Rebuttal of Steven B. Feirson
Mr. Feirson: Quickly, I think it's important first to note that when we talk about a 6-month statute with respect to the WARN act, frequently it's going to be a lot more than 6 months.
It's only 6 months if there's an absolute permanent plant closing.
Otherwise, in the more complicated situations that have been referred to... for example, mass layoff situations... there has to be a 6-month period of employment loss before the right accrues, so that in essence an employee may have as much as a year before they have to file suit.
That's number 1.
With respect to title VII being an administrative agency and having 6 months to file and you don't have to bring a lawsuit, you do have to bring a lawsuit within 90 days of receiving your right-to-sue letter from the EEOC, so that within the employment laws there are a lot of short limitations periods.
Unknown Speaker: You've had your administrative toils, and you've had at least some guidance about what to do.
You haven't... you're just not out there alone.
Mr. Feirson: --Sometimes you are out there alone if it's the Equal Employment Opportunity--
Unknown Speaker: To do that you have to go first to the EEOC.
Here, the employee on your version would have to go directly into Federal court, not having gotten any guidance, any counseling, any aid from any administrative agency.
Mr. Feirson: --But if... in both situations, whether you go to the administrative agency or you go to a lawyer to file suit, the critical... it seems to me the critical issue in a statute of limitations context is when is it that you know you have the right, and in both situations you have to know you have the right within 6 months.
Chief Justice Rehnquist: Thank you, Mr. Feirson.
The case is submitted.
Argument of Justice Souter
Mr. Souter: The second case which I have to announce is consolidated case number 94-834, North Star Steel Company v Charles Thomas.
This case and no case that is consolidated would come to us on a certiorari to the Third Circuit.
In each of these cases, the respondents brought claims in the Federal District Court in Pennsylvania, claiming that the petitioners, who were their employers, had laid off employees without giving the 60-day notice required by the Worker Adjustment and Retraining Notification act known as WARN.

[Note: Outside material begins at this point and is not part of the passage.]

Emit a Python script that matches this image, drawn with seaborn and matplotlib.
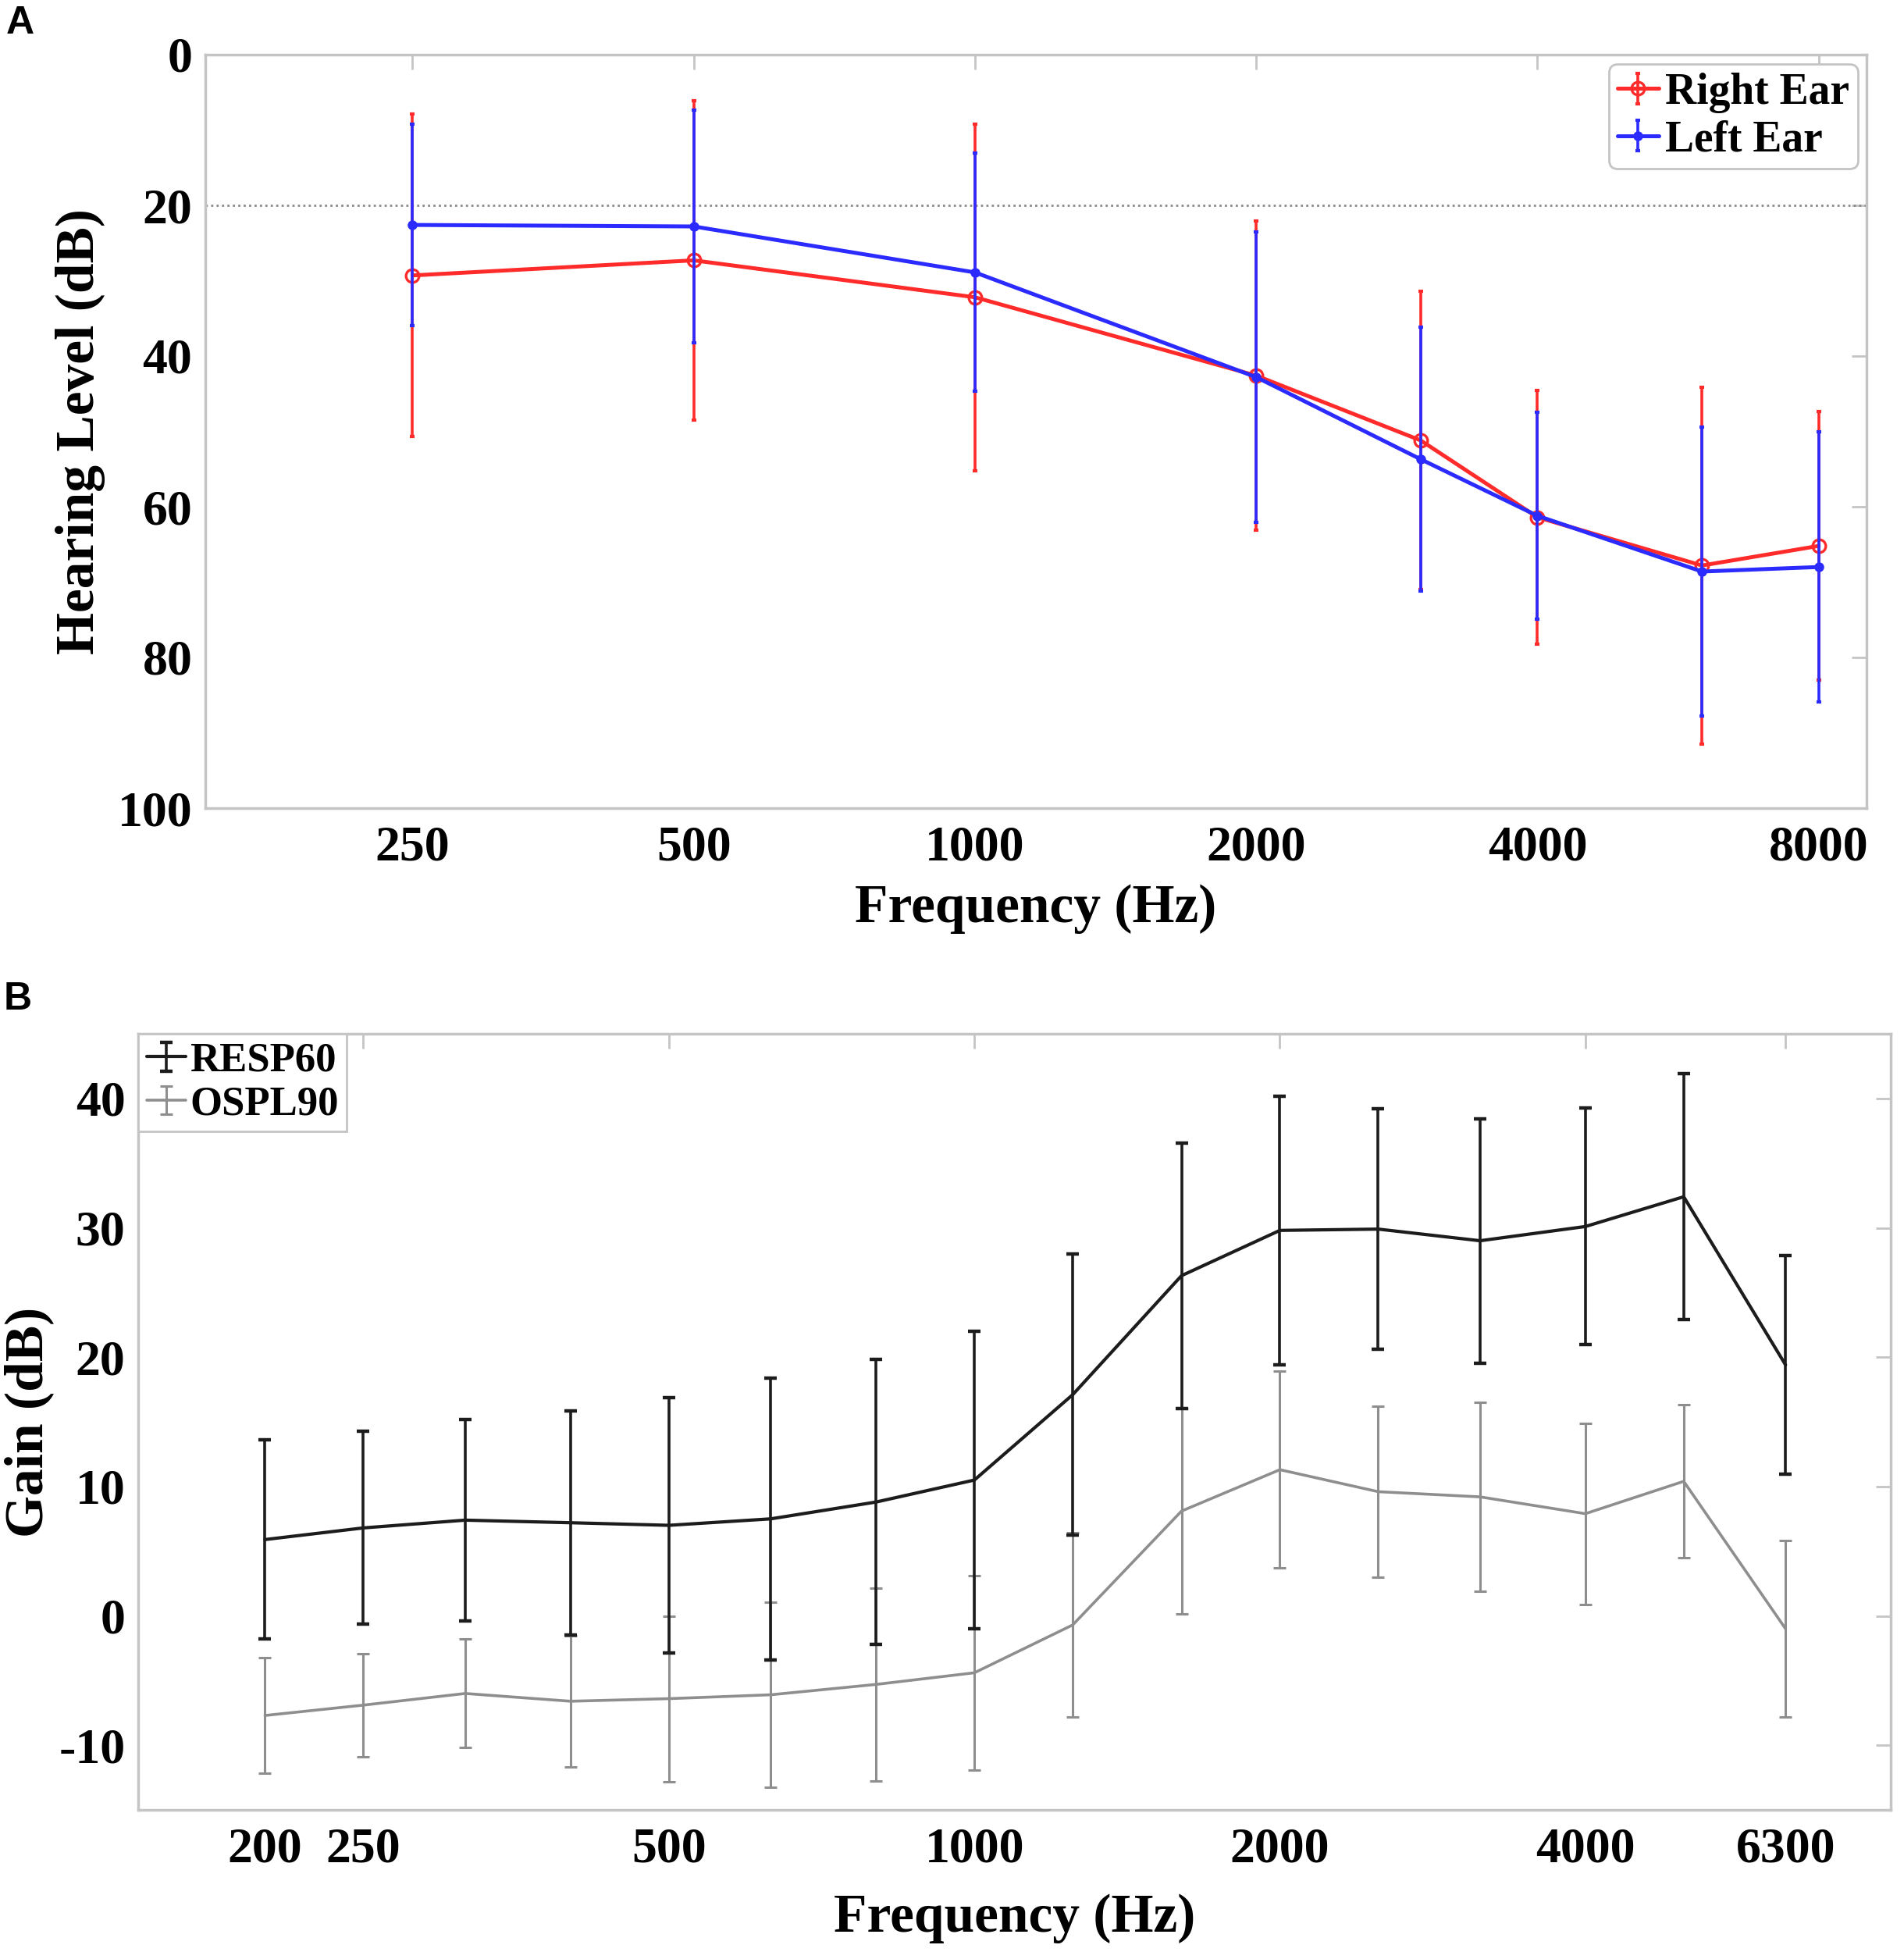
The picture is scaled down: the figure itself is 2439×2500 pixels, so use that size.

WARN does not provide a statute of limitations.
Petitioner has moved for summary judgment arguing that the court should borrow the six month statute of limitations from the National Labor Relations Act and their respondent’s action could be barred by such a limitation period.
The Third Circuit consolidated two appeals and held that this statute of limitations for WARN should be borrowed from state law.
In an opinion authored by Justice Souter and filed with the clerk of the court today and I should say incidentally that the opinion in Wyoming v. Nebraska was also authored by Justice Souter, we affirm the judgment of the Court of Appeals and hold that state law is the proper source of the statute of limitations for the WARN Act.
The presumption that state law should provide the limitation periods for federal statute they do not provide their own, is long standing and settle.
Only when state limitations period would frustrate, the objectives of the cause of the action at issue have we departed from that rule and here because several analogous state statute provide limitations period that would not frustrate the state policy, beside the point that a federal analogue also exists.
In this case Justice Scalia has filed an opinion concurring in the judgment.